The magnetic field distribution of a single vortex far from its core can be described by the same equation as in the London's fluxoid [3] [4]

${\displaystyle B(r)={\frac {\Phi _{0}}{2\pi \lambda ^{2}}}K_{0}\left({\frac {r}{\lambda }}\right)\approx {\sqrt {\frac {\lambda }{r}}}\exp \left(-{\frac {r}{\lambda }}\right),}$[7]

where ${\displaystyle K_{0}(z)}$ is a zeroth-order Bessel function. Note that, according to the above formula, at ${\displaystyle r\to 0}$ the magnetic field ${\displaystyle B(r)\propto \ln(\lambda /r)}$, i.e. logarithmically diverges. In reality, for ${\displaystyle r\lesssim \xi }$ the field is simply given by

${\displaystyle B(0)\approx {\frac {\Phi _{0}}{2\pi \lambda ^{2}}}\ln \kappa ,}$

where κ = λ/ξ is known as the Ginzburg–Landau parameter, which must be ${\displaystyle \kappa >1/{\sqrt {2}}}$ in type-II superconductors.
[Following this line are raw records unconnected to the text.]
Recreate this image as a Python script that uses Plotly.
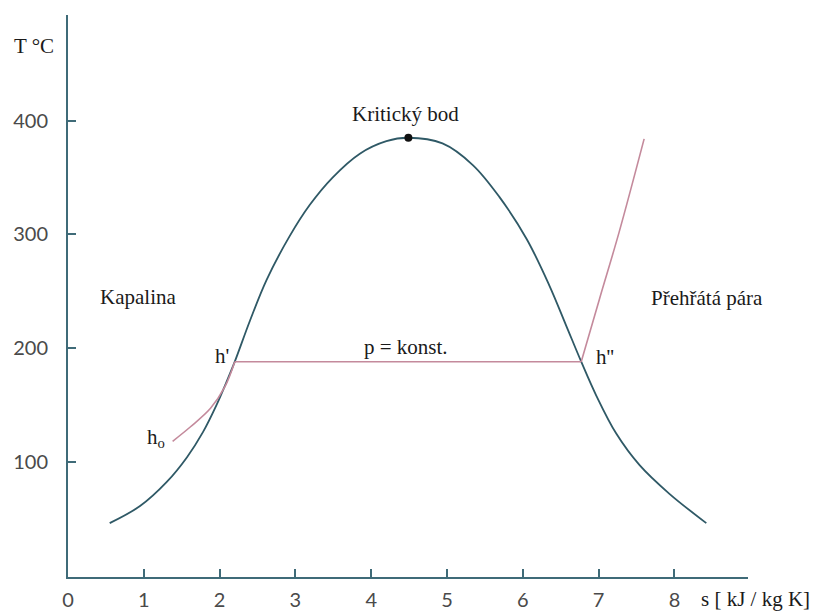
import plotly.graph_objects as go

# Saturation dome of water in the T-s diagram (s in kJ/kg K, T in °C)
dome_s = [0.55, 0.95, 1.30, 1.57, 1.78, 1.96, 2.09, 2.20, 2.40, 2.62, 2.92, 3.19,
          3.49, 3.85, 4.20, 4.49, 4.94, 5.34, 5.69, 6.05, 6.35, 6.57, 6.77, 6.97,
          7.23, 7.54, 7.93, 8.42]
dome_t = [46, 61, 82, 104, 126, 150, 170, 188, 224, 260, 298, 326,
          350, 371, 382, 385, 380, 361, 333, 296, 255, 220, 188, 158,
          125, 97, 72, 46]

# Isobar p = konst.: liquid heating, evaporation, superheating
liquid_s = [1.38, 1.62, 1.88, 2.07, 2.20]
liquid_t = [118, 131, 147, 166, 188]
evap_s = [2.20, 6.77]
evap_t = [188, 188]
vapour_s = [6.77, 7.01, 7.27, 7.60]
vapour_t = [188, 243, 302, 384]

critical_s = [4.49]
critical_t = [385]

x_ticks = [0, 1, 2, 3, 4, 5, 6, 7, 8]
y_ticks = [100, 200, 300, 400]

dome_color = "#2f5966"
isobar_color = "#c48a9c"
axis_color = "#3f6b78"
serif_family = "Liberation Serif, DejaVu Serif, serif"

fig = go.Figure()
fig.add_trace(go.Scatter(x=dome_s, y=dome_t, mode="lines", line_shape="spline",
                         line=dict(color=dome_color, width=1.8, smoothing=1.0),
                         hoverinfo="skip"))
fig.add_trace(go.Scatter(x=liquid_s, y=liquid_t, mode="lines", line_shape="spline",
                         line=dict(color=isobar_color, width=1.6), hoverinfo="skip"))
fig.add_trace(go.Scatter(x=evap_s, y=evap_t, mode="lines",
                         line=dict(color=isobar_color, width=1.6), hoverinfo="skip"))
fig.add_trace(go.Scatter(x=vapour_s, y=vapour_t, mode="lines", line_shape="spline",
                         line=dict(color=isobar_color, width=1.6), hoverinfo="skip"))
fig.add_trace(go.Scatter(x=critical_s, y=critical_t, mode="markers",
                         marker=dict(color="#111111", size=8), hoverinfo="skip"))


def label(x, y, text, size=21, xanchor="center", xref="x", yref="y"):
    fig.add_annotation(x=x, y=y, xref=xref, yref=yref, text=text, showarrow=False,
                       xanchor=xanchor, yanchor="middle",
                       font=dict(family=serif_family, size=size, color="#1a1a1a"))


label(4.45, 406, "Kritický bod")
label(0.92, 245, "Kapalina")
label(8.43, 244, "Přehřátá pára")
label(4.46, 201, "p = konst.")
label(2.03, 193, "h'")
label(7.08, 192, "h''")
label(1.16, 121, "h<sub>o</sub>")

# Axis captions beyond the axis ends
label(-0.05, 0.945, "T °C", xref="paper", yref="paper")
label(0.928, -0.04, "s [ kJ / kg K]", xanchor="left", xref="paper", yref="paper")

tick_font = dict(family="Lato", size=20, color="#4a4a4a")

fig.update_layout(
    width=828, height=614,
    margin=dict(l=68, r=80, t=15, b=37, autoexpand=False),
    paper_bgcolor="white", plot_bgcolor="white",
    showlegend=False,
    xaxis=dict(range=[0, 8.97], tickvals=x_ticks, ticks="inside", ticklen=8,
               tickcolor=axis_color, tickwidth=1.5, showline=True, linecolor=axis_color,
               linewidth=2, showgrid=False, zeroline=False, tickfont=tick_font,
               ticklabelstandoff=4, automargin=False, fixedrange=True),
    yaxis=dict(range=[-1.4, 493], tickvals=y_ticks, ticks="inside", ticklen=8,
               tickcolor=axis_color, tickwidth=1.5, showline=True, linecolor=axis_color,
               linewidth=2, showgrid=False, zeroline=False, tickfont=tick_font,
               ticklabelstandoff=14, automargin=False, fixedrange=True),
)

fig.write_html("out.html")
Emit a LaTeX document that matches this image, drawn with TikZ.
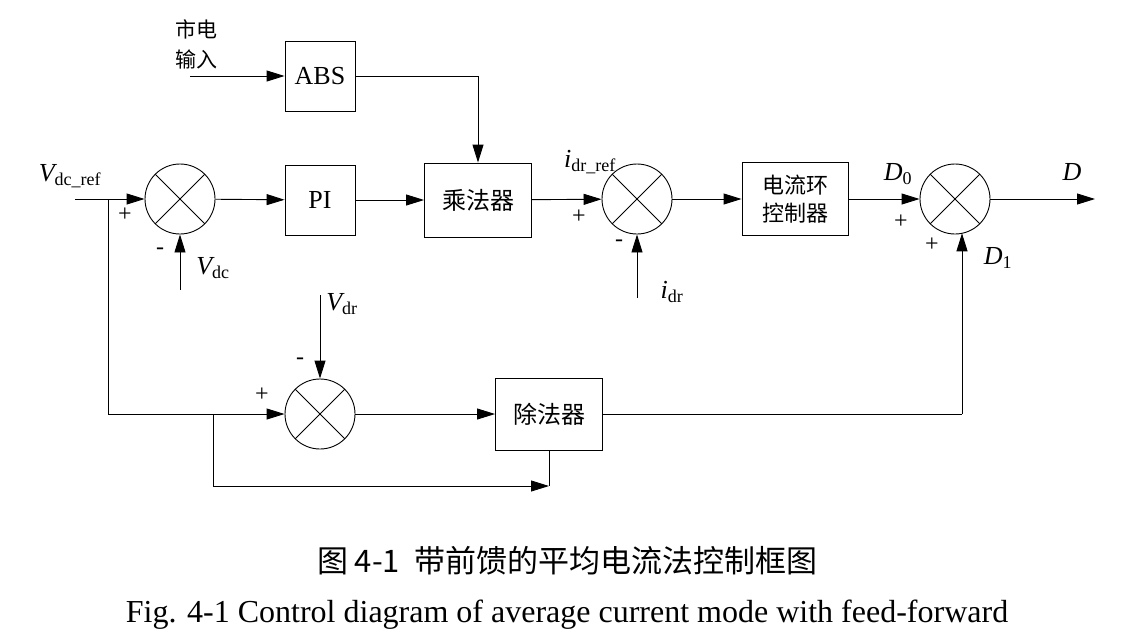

Abrikosov vortices can be trapped in a type-II superconductor by chance, on defects, etc. Even if initially type-II superconductor contains no vortices, and one applies a magnetic field ${\displaystyle H}$ larger than the lower critical field ${\displaystyle H_{c1}}$ (but smaller than the upper critical field ${\displaystyle H_{c2}}$), the field penetrates into superconductor in terms of Abrikosov vortices. Each vortex obeys London's magnetic flux quantization and carries one quantum of magnetic flux ${\displaystyle \Phi _{0}}$.[3][4] Abrikosov vortices form a lattice, usually triangular, with the average vortex density (flux density) approximately equal to the externally applied magnetic field. As with other lattices, defects may form as dislocations.